▼▼▼

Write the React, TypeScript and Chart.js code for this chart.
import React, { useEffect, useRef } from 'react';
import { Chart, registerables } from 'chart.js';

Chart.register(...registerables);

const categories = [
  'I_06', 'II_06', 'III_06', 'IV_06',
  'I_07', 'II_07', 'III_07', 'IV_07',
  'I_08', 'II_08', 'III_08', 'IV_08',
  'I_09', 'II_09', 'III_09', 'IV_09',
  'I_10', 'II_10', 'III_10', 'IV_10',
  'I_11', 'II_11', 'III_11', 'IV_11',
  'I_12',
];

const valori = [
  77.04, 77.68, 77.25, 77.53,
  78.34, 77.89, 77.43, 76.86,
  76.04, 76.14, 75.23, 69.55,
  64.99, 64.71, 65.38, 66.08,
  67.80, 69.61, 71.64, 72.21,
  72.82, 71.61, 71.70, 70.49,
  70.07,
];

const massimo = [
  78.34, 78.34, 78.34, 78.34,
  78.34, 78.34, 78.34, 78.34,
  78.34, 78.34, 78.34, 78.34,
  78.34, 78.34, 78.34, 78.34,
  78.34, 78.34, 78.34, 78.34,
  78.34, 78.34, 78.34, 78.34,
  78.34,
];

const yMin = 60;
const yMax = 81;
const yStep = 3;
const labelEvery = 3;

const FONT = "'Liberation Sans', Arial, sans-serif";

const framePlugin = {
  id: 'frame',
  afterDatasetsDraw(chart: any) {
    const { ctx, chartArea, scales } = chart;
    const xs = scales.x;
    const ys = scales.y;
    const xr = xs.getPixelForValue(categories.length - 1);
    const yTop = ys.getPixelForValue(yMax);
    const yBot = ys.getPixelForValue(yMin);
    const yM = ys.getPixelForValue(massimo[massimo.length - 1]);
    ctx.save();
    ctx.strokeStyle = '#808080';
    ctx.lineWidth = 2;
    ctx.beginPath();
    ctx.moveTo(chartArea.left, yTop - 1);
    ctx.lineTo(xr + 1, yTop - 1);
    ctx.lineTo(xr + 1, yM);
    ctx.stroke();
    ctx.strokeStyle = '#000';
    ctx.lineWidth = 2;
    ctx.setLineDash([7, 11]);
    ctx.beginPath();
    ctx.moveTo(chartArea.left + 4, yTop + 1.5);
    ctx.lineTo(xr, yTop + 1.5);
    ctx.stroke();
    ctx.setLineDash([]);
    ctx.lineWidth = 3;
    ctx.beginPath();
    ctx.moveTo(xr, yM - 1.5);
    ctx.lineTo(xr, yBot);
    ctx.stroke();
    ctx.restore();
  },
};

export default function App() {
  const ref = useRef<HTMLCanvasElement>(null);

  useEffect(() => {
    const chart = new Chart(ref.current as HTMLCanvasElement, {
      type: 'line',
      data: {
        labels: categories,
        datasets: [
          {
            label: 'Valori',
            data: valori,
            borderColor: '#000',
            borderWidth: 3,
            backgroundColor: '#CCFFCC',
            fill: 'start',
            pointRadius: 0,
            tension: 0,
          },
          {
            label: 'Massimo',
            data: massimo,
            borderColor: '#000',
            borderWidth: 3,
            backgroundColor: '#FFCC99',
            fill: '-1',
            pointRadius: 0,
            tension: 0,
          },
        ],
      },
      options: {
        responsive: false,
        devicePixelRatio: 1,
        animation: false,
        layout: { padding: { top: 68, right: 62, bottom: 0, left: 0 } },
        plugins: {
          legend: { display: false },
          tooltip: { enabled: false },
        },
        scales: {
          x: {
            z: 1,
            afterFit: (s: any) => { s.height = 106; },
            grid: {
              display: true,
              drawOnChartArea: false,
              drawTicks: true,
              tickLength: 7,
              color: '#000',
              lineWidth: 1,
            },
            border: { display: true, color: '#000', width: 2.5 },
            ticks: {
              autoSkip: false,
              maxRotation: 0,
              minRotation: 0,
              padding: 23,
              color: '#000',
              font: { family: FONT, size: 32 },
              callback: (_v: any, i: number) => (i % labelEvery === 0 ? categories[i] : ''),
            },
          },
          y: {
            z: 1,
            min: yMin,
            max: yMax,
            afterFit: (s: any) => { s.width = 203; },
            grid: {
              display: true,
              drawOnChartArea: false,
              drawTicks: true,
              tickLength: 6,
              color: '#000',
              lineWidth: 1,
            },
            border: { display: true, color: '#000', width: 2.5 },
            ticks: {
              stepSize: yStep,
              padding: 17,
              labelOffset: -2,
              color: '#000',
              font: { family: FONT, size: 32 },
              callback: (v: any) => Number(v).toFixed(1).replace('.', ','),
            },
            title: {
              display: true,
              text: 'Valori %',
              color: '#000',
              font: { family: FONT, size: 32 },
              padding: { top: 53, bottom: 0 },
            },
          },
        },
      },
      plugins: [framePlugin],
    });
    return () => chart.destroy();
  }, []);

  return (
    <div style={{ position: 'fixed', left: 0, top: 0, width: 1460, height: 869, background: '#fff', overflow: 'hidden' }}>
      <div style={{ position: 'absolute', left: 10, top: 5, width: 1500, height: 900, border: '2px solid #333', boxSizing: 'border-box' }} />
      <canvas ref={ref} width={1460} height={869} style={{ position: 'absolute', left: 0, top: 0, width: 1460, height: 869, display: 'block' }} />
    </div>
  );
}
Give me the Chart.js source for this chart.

▲▲▲

Return the opening line of the data and every line after it through the line containing "Chart.register(...registerables);", please, exactly as written and with nothing added.

== RESPONSE BELOW ==
Write the React, TypeScript and Chart.js code for this chart.
import React, { useEffect, useRef } from 'react';
import { Chart, registerables } from 'chart.js';

Chart.register(...registerables);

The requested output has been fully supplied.